According to an Art and Finance report published last year by Deloitte and ArtTactic, in 2017 only the US art secured lending market estimated to be worth between $17bn and $20bn, which represented 13,3% growth from 2016. Emerging art financing techniques provide short term liquidity that previously was unavailable. This makes art investment much more attractive and evident to more people. Established in 2014, Artemus is one of the leading art secured financing providers, established in New York City, but offering services globally. had a conversation with Mr. Asher Edelman, founder and CEO of Artemus, about the financing processes and current standing of the global art market.

[the interview is a transcript of an oral conversation]


- Artemus has introduced a sale-leaseback financing solution for art collections. What does it encompass?

- We offer a financial transaction in which clients owning fine art may sell portion or the totality of their collection to Artemus. We then subsequently lease the pieces back to them at a yearly rate. That means that the clients get the money and can keep their art on the walls.

The lease agreement provides the client with the option to repurchase the collection at any time during the lease at a per annum premium modestly above the initial sale price.

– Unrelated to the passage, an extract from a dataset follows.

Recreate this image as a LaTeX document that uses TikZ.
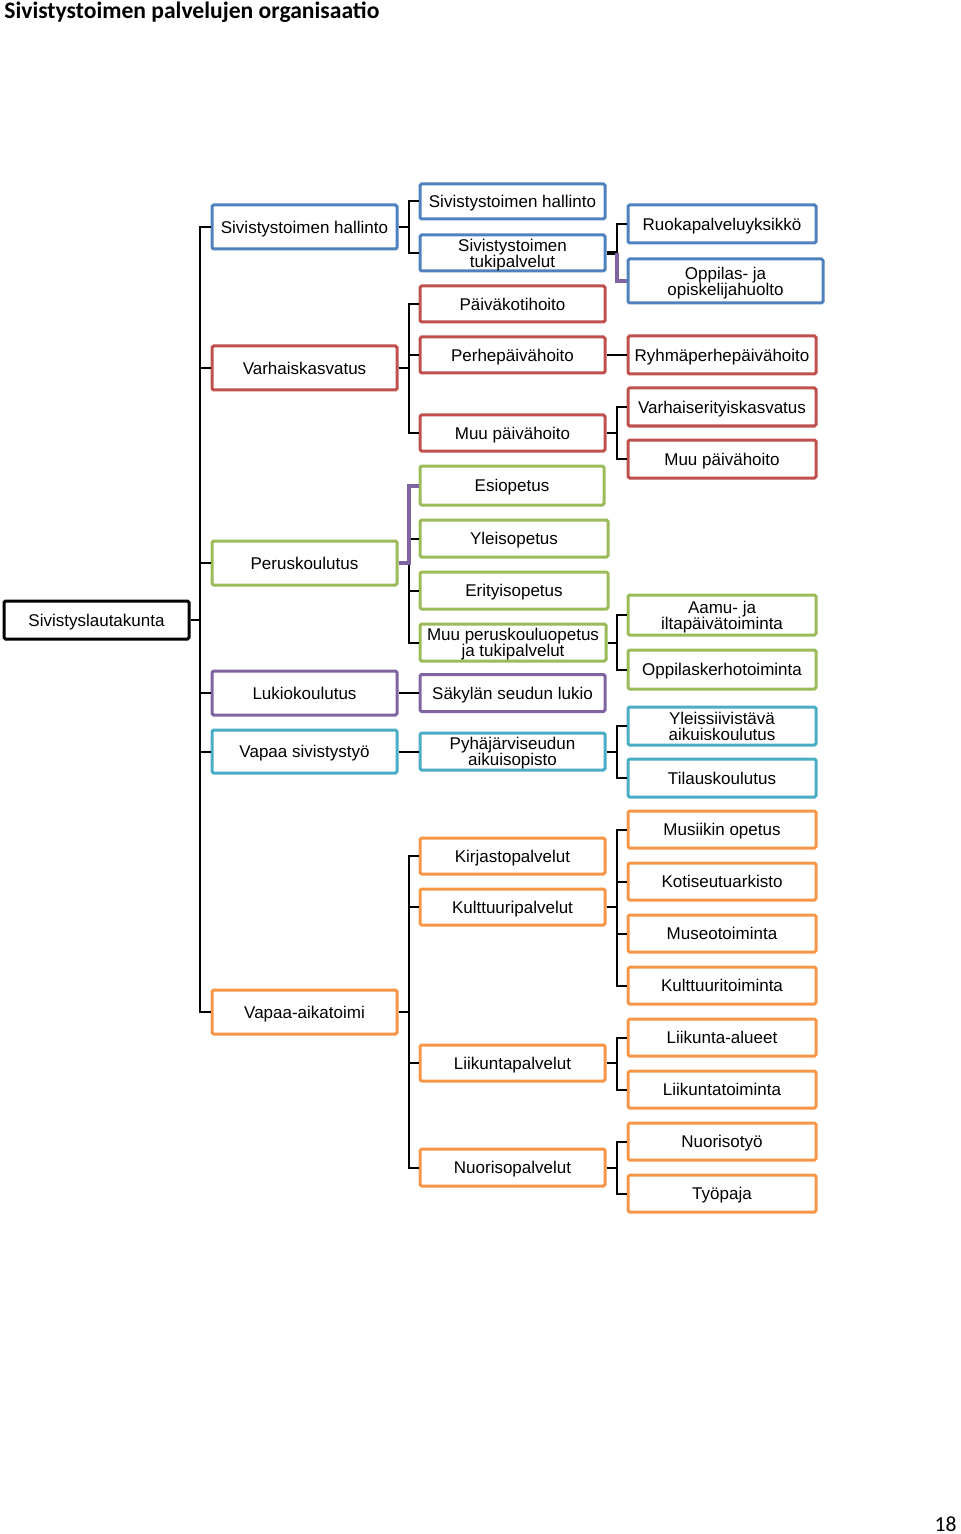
\documentclass[tikz,border=0pt]{standalone}
\usepackage{fontspec}
\setmainfont{Liberation Sans}
\newfontfamily\titlefont{Carlito}
\definecolor{cblue}{HTML}{4F81BD}
\definecolor{cred}{HTML}{C0504D}
\definecolor{cgreen}{HTML}{9BBB59}
\definecolor{cpurple}{HTML}{8064A2}
\definecolor{cteal}{HTML}{4BACC6}
\definecolor{corange}{HTML}{F79646}
\tikzset{
  box/.style={rectangle, rounded corners=0.8pt, line width=1.5pt, fill=white, inner sep=0pt, align=center,
    font=\fontsize{8.5}{8}\selectfont, text=black, text height=6.1pt, text depth=0pt},
  twoline/.style={text height=14.1pt, text depth=0pt},
  conn/.style={line width=1pt, draw=black},
  connthick/.style={line width=1.6pt, draw=black},
  connpurple/.style={line width=2pt, draw=cpurple}
}
\newcommand{\B}[8][]{\node[box, draw=#7, minimum width=#5*0.5pt, minimum height=#6*0.5pt, #1] (#2) at (#3,#4) {#8};}
\begin{document}
\begin{tikzpicture}[x=0.5pt, y=-0.5pt]
\useasboundingbox (0,0) rectangle (960,1534);
\node[anchor=base west, inner sep=0pt, font=\titlefont\bfseries\fontsize{11.8}{12}\selectfont] (title) at (4,18.5) {Sivistystoimen palvelujen organisaatio};
\node[anchor=base east, inner sep=0pt, font=\titlefont\fontsize{10.8}{11}\selectfont] (page) at (957,1531) {18};

\coordinate (trunk) at (200,0);
\coordinate (busB) at (409,0);
\coordinate (busC) at (617,0);

% root
\B{root}{96.5}{620}{185}{38}{black}{Sivistyslautakunta}
% level 2
\B{a2}{304.5}{227}{185}{44}{cblue}{Sivistystoimen hallinto}
\B{b2}{304.5}{368}{185}{44}{cred}{Varhaiskasvatus}
\B{c2}{304.5}{563}{185}{44}{cgreen}{Peruskoulutus}
\B{d2}{304.5}{693}{185}{44}{cpurple}{Lukiokoulutus}
\B{e2}{304.5}{751.5}{185}{43}{cteal}{Vapaa sivistystyö}
\B{f2}{304.5}{1012}{185}{44}{corange}{Vapaa-aikatoimi}
% level 3
\B{a3a}{512.5}{201.5}{185}{35}{cblue}{Sivistystoimen hallinto}
\B[twoline]{a3b}{512.5}{253}{185}{36}{cblue}{Sivistystoimen\\tukipalvelut}
\B{b3a}{512.5}{304}{185}{36}{cred}{Päiväkotihoito}
\B{b3b}{512.5}{355}{185}{36}{cred}{Perhepäivähoito}
\B{b3c}{512.5}{433}{185}{36}{cred}{Muu päivähoito}
\B{c3a}{512}{485.5}{184}{39}{cgreen}{Esiopetus}
\B{c3b}{514}{538.5}{188}{37}{cgreen}{Yleisopetus}
\B{c3c}{514}{590.5}{188}{37}{cgreen}{Erityisopetus}
\B[twoline]{c3d}{513}{642.5}{186}{37}{cgreen}{Muu peruskouluopetus\\ja tukipalvelut}
\B{d3}{512.5}{693}{185}{37}{cpurple}{Säkylän seudun lukio}
\B[twoline]{e3}{512.5}{751.5}{185}{37}{cteal}{Pyhäjärviseudun\\aikuisopisto}
\B{f3a}{512.5}{856}{185}{36}{corange}{Kirjastopalvelut}
\B{f3b}{512.5}{907}{185}{36}{corange}{Kulttuuripalvelut}
\B{f3c}{512.5}{1063}{185}{36}{corange}{Liikuntapalvelut}
\B{f3d}{512.5}{1167.5}{185}{37}{corange}{Nuorisopalvelut}
% level 4
\B{a4a}{722}{224}{188}{38}{cblue}{Ruokapalveluyksikkö}
\B[twoline]{a4b}{725.5}{281}{195}{44}{cblue}{Oppilas- ja\\opiskelijahuolto}
\B{b4a}{722}{355}{188}{38}{cred}{Ryhmäperhepäivähoito}
\B{b4b}{722}{407}{188}{38}{cred}{Varhaiserityiskasvatus}
\B{b4c}{722}{459}{188}{38}{cred}{Muu päivähoito}
\B[twoline]{c4a}{722}{615}{188}{40}{cgreen}{Aamu- ja\\iltapäivätoiminta}
\B{c4b}{722}{669.5}{188}{39}{cgreen}{Oppilaskerhotoiminta}
\B[twoline]{e4a}{722}{726}{188}{38}{cteal}{Yleissiivistävä\\aikuiskoulutus}
\B{e4b}{722}{778}{188}{38}{cteal}{Tilauskoulutus}
\B{f4a}{722}{829.5}{188}{37}{corange}{Musiikin opetus}
\B{f4b}{722}{881.5}{188}{37}{corange}{Kotiseutuarkisto}
\B{f4c}{722}{933.5}{188}{37}{corange}{Museotoiminta}
\B{f4d}{722}{985.5}{188}{37}{corange}{Kulttuuritoiminta}
\B{f4e}{722}{1037.5}{188}{37}{corange}{Liikunta-alueet}
\B{f4f}{722}{1089.5}{188}{37}{corange}{Liikuntatoiminta}
\B{f4g}{722}{1141.5}{188}{37}{corange}{Nuorisotyö}
\B{f4h}{722}{1193.5}{188}{37}{corange}{Työpaja}

% connectors: root to level 2
\draw[conn] (root.east) -- (root.east -| trunk);
\foreach \n in {a2,b2,c2,d2,e2,f2}{
  \draw[conn] (root.east -| trunk) |- (\n.west);
}
% level 2 to level 3
\foreach \p/\c in {a2/a3a,a2/a3b,b2/b3a,b2/b3b,b2/b3c,c2/c3b,c2/c3c,c2/c3d,f2/f3a,f2/f3b,f2/f3c,f2/f3d}{
  \draw[conn] (\p.east) -- (\p.east -| busB) |- (\c.west);
}
\draw[conn] (d2.east) -- (d3.west);
\draw[conn] (e2.east) -- (e3.west);
\draw[connpurple] (c2.east) -- (c2.east -| busB) |- (c3a.west);
% level 3 to level 4
\draw[connthick] (a3b.east) -- (a3b.east -| busC);
\draw[conn] (a3b.east -| busC) |- (a4a.west);
\draw[connpurple] (a3b.east -| busC) |- (a4b.west);
\draw[conn] (b3b.east) -- (b4a.west);
\foreach \p/\c in {b3c/b4b,b3c/b4c,c3d/c4a,c3d/c4b,e3/e4a,e3/e4b,f3b/f4a,f3b/f4b,f3b/f4c,f3b/f4d,f3c/f4e,f3c/f4f,f3d/f4g,f3d/f4h}{
  \draw[conn] (\p.east) -- (\p.east -| busC) |- (\c.west);
}
\end{tikzpicture}
\end{document}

- When this opportunity might be the most requested by the art owner?

- When the art owner needs to create liquidity to settle his current financial obligations or inject into a business opportunity. Or to acquire additional artwork.


- If the client is unable to purchase the collection back during the time of lease, what happens to the art after that?

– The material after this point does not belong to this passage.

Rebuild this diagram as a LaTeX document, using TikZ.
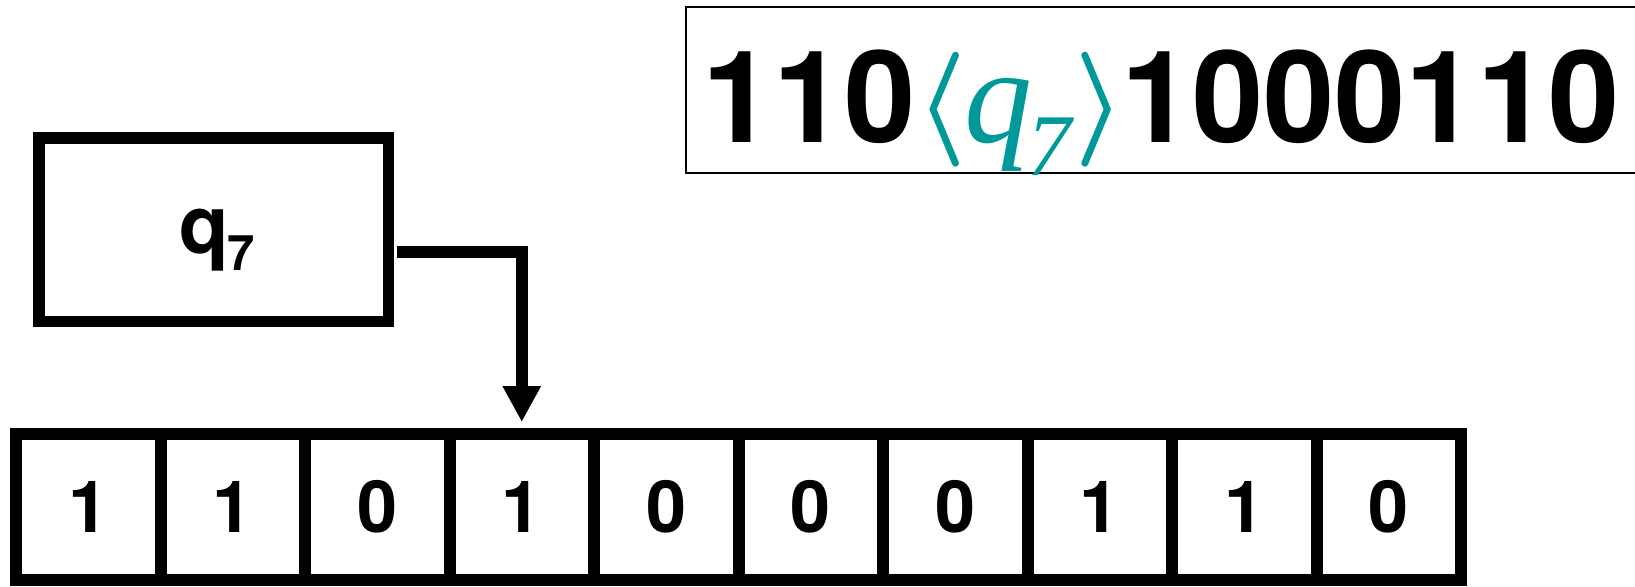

- The owner can purchase it any time during the lease term. Actually, he will always purchase it because we have bought at wholesale and he purchases back at wholesale (plus small fee). In case he cannot purchase it then he instructs us to sell it on his behalf, because when we have sold it, we take all the related fees (for the lease which cannot be paid, for instance), and then return the rest of the money to him. I believe that the client would only leave us with the art if it all had fallen apart due to the crisis so heavy that his purchasing it back at a wholesale was no longer attractive.


- Besides lease-back option, you offer to lease art as such. Artemus states it is more beneficial than just buying an art piece. Why?

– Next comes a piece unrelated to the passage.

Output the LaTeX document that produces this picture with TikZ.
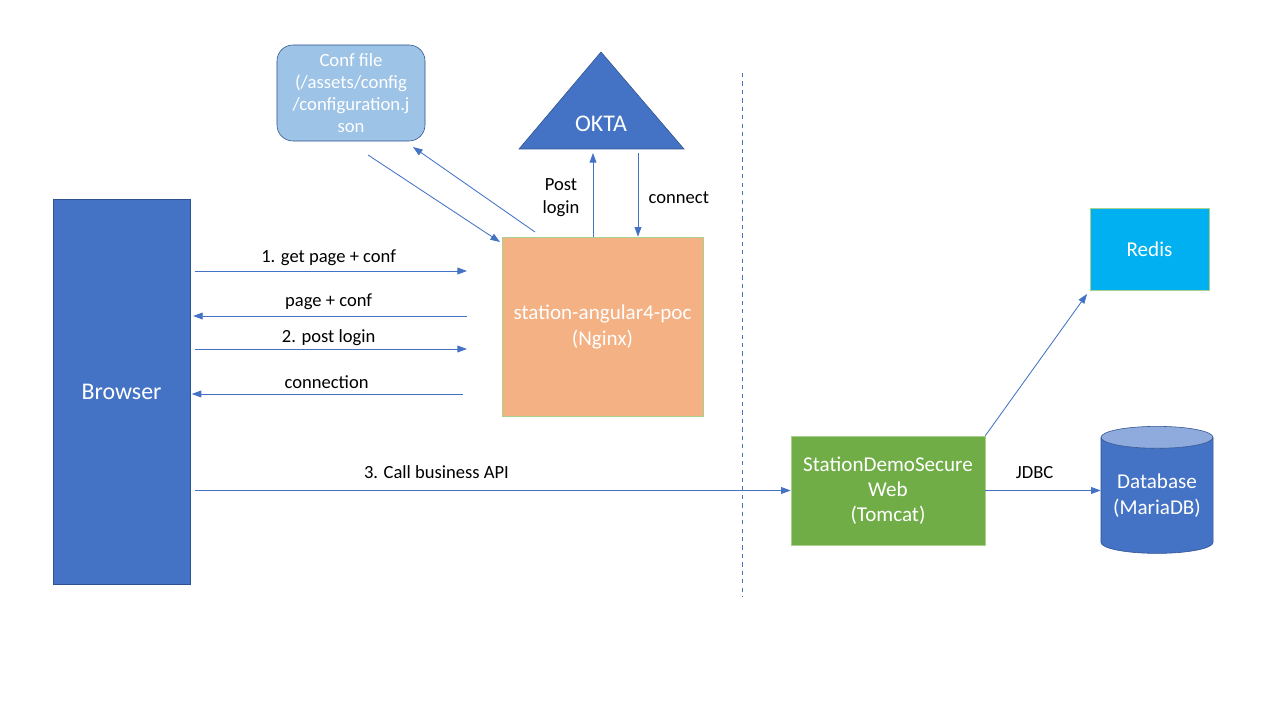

- Leasing allows to get top quality art for a fraction of its price and benefit from the market fluctuations. Moreover, according to the tax rules, lease may qualify as a deductible expense, that seems to be quite a big advantage.


- How does your art loan program differ from leasing?

- Art loan program is typically used for shorter term financing (1 year to 2 years), while leasing usually takes 5 to 10 years. The underwriting process though is similar.


- What is the minimum price tag or level of market liquidity that would attract your interest?

- Normally we try to lend or to do a leasing transaction on art which is done by artists whose art trades at auction (three major houses[1]) at least 8-10 times a year and so it is limited to about 400 artists (maybe 450) worldwide and historically. The minimum is 1M dollars, which we lend or lease. We sometimes will go lower than that as a service to someone who we do business with in general. We lend at about 40-50% of what we think the value of the art to be.


- What are your main clients in terms of their type of business?

- The leasing clients tend to be hotels, real estate lobbies, hospitality groups. Generally, these are more long-term oriented clients who don’t only need the liquidity but want art for a long term, usually for commercial or other types of offices, buildings, lobbies, hotels, etc.

Lending clients can really be the ones looking for liquidity including collectors, galleries, speculators, etc. There is a broad rage for the lending clients.


- Have you ever had clients from the Baltic/Scandinavian region?

- Yes, but in New York. Not in Scandinavia or the Baltics. Otherwise, we are active in Western Europe and the UK.


- Art-secured lending, art leasing and other financial solutions for the art market participants are considered to be highly developed in the US and underdeveloped outside the US. Could you comment on this?

- I don’t think it’s highly developed in the US, since there are very few institutions that do art financing here. The banks do it only for their private banking clients. And it’s really is not art financing, it’s basically financing of the total net worth.


- In one of your articles you mention the contrast between how art was dealt in the 20th century and what are dealers have to be today. What is different now?

- Art was previously dealt in a slightly more elegant and less cross-financial basis. People actually looked at art and they did not only concern themselves with how much it would be worth or whether their friends would be impressed by what is on the walls. Art has become driven by people’s ego and by money, I suppose, and less by the quality of art these days.


- In the interview to ArtTactic a year ago you were quite skeptical about the general standing of the art market. Has anything changed in the past year?

- I don’t think that anything has changed at all. I think that the art market now is even deeper in decay, since it is beginning to include the dark market, the high price dark market, that’s mainly being supported by the guarantees at auctions.